What Poetry Books Are Made of

I have finally decided on what my new poetry manuscript is—or, I’ve almost decided.

Poems about my childhood on a farm, about the farm and about the trees on the farm, about the people and animals there, and (especially) about my parents up to and including their deaths. It’s been an exhausting though rewarding journey, choosing which 60 poems would stand in for all the other poems I’ve written on these subjects.

My tentative title is The Dryad, which appears to be incomprehensible (to date) to about 1/20th of people I’ve shared it with. (My friend Karen says, “Keep it. They can look it up.”)

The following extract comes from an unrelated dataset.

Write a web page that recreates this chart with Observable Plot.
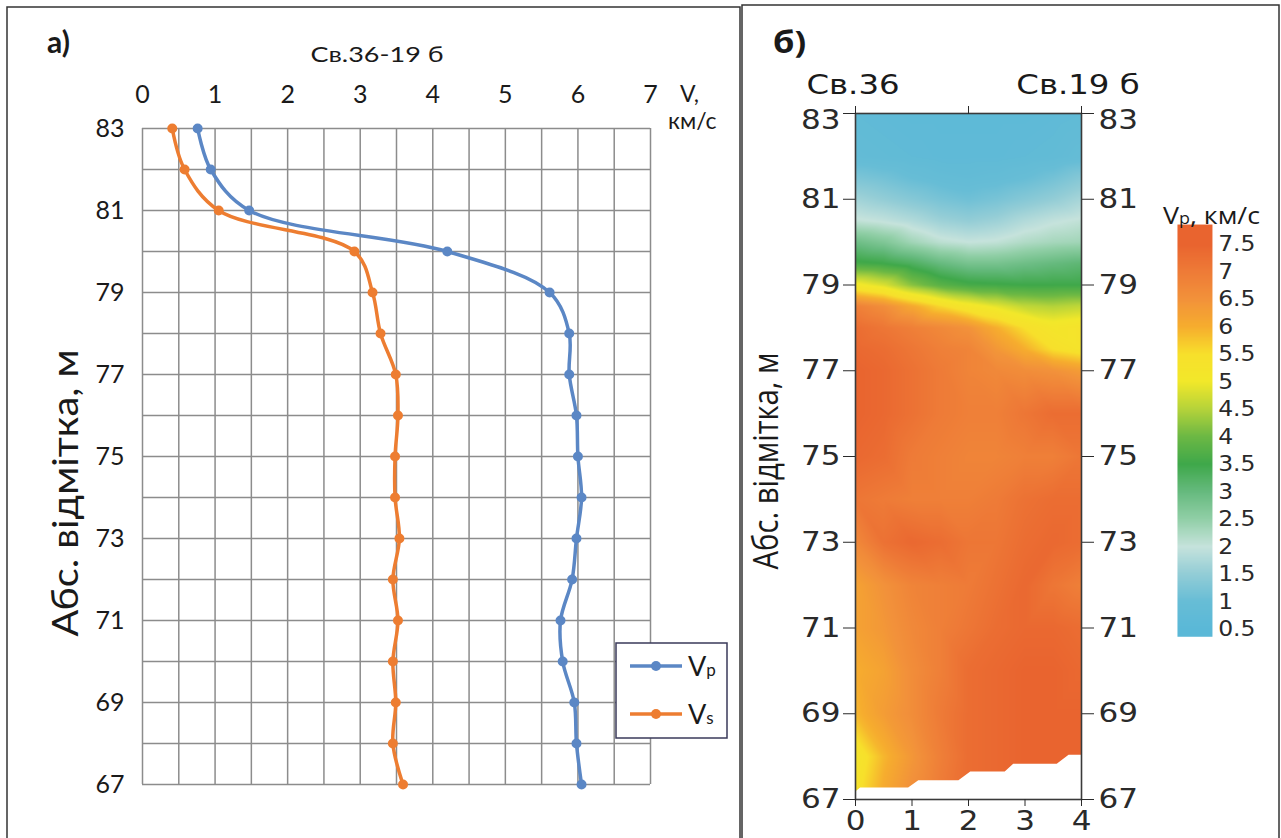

Subjects not in the book: waitressing, most of the 1,000,000 poems about my daughters (if the poem was set on a visit to the farm, it was fair game), poems explicitly about my marriage, poems about teaching, poems about recent politics, COVID-19, and so forth. Just farm poems and mom/dad poems (since our parents sort of are our geography, it all makes sense. I hope).

One part of my process has been reading many many poetry books by other people, with a steely eye looking out for book structure. Even though my ms. Is almost there, I’m still reading other poets’ books, and this week I am reading two books by Barbara Crooker.

A poet who writes about cows (and she does) never has any trouble winning my heart. Here is one (not about cows, but still captivating):

Gray Foxes

It was the summer the gray foxes came out
of the deep woods to stand on our suburban lawn,
screaming at the dying cat, claiming the night for their own.
Two nights later, he faded away, became dust and stone.

After surgery, my mother hallucinated that she was alone
in the hospital, the last person on earth. She
picked up the phone, but there was no one to call.
Night after night, she had the same dream,
the only one alive in a deserted city.

And then the black day came when the old dog left us;
his breath, ragged, foam bubbling from his muzzle.
He laid his head down in the dew-drenched grass,
a sweet September morning, and never got up again.

Maybe the foxes were real; maybe they were only a dream.
The days rush by, swallows in the wind with their green backs
and white throats; they disappear in the shadows
when twilight overtakes them.

—Barbara Crooker (from More, C&R Press, 2010)

 

Of course this poem makes me teary, and it throws me straight back into my childhood—is there anything on a farm that is not destined for death? We didn’t have foxes, but we had coyotes and log trucks that took the corner near our house too fast, cats…oh, I’ll just stop there. But how did my own mother’s decline and death not conjure that up more for me?

Another aspect I admire in this poem is how each stanza skips to a new topic, circling back at the end—but not quite—to the foxes. There’s a dream-like quality here which is partly because of the mother’s hallucination or dream in stanza two, but is more a product of Crooker’s willingness to not be strictly logical and linear.